Curator's Note
Spider-Man: Into the Spider-Verse is a smart work of fan service. Viewers smile at the in-jokes and enjoy the company of several charming iterations of the Spider-Hero: Miles Morales, the half-Latino/half-black teenager, a son of a police officer and attendee of one of New York’s magnet schools; Peter B. Parker, the just-short-of-middle-age Jewish man with a tragic sense of humor; Spider-Ham, whose name is self-explanatory; the Japanese Peni Parker; the sullen Spider-Gwen; and the goofy Spider-Man Noir. In the after-credits sequence, we meet the limited-animated Spider-Man of the late 1960s television series. Then there’s a blonde, blue-eyed 26-year-old Peter Parker, voiced by Chris Pine, Hollywood’s most boring leading man. Peter B. Parker, who self-medicates by overeating after a devastating divorce, calls him “perfect.” Most of the Spider-Somethings are goofball misfits. Three have clear non-white-Anglo-Saxon markers. Two are female. One is an animal. One is voiced by Nicolas Cage. They get to live. The master-race Spider-Man is boring. He dies in the first act, which is just fine with me, and most Spider-Agonists.
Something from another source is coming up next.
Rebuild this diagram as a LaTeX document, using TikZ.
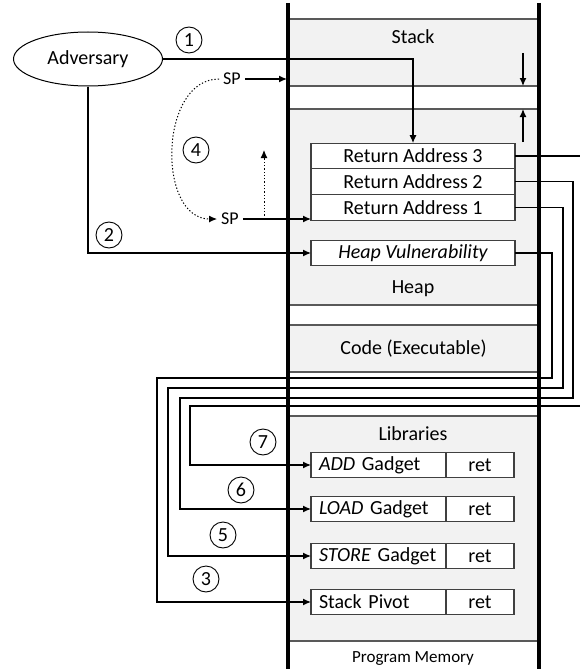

Spider-Man is not Superman. He’s the superhero who could be you. The film updates the phrase for a more inclusive era: “Anyone can wear the mask.” I hear “Anyone” and I think “Everyman.” Everyman is mortal. Everyman suffers. Everyman dies. When Superman was introduced in the 1930s, Scott Bukatman writes that he “appeared with his invulnerable body: the body that retains no marks, on which history cannot be inscribed.” JoséAlaniz, in his study of death, disability, and the superhero, notes the tensions between the economic impulses to deny popular superheroes their mortality, as well as the increasing presence of death and the aging process that marked the Silver Age of comics in the late 1950s and 1960s. Death stalked Spider-Man throughout the first ten years of his career, in the pages of The Amazing Spider-Man.His uncle died, as did the father of Gwen Stacy, his love interest, and then Gwen herself. Spider-Agonists simultaneously believe and disbelieve in their heroes’ mortalities. The only Spider-Man whose death they can accept is the Spider-Man who is “perfect,” who is No-Man.
José Alaniz, Death, Disability and the Superhero: The Silver Age and Beyond. Jackson: University Press of Mississippi, 2014.
Scott Bukatman, Matters of Gravity: Special Effects and Supermen in the 20thCentury. Durham: Duke University Press, 2003.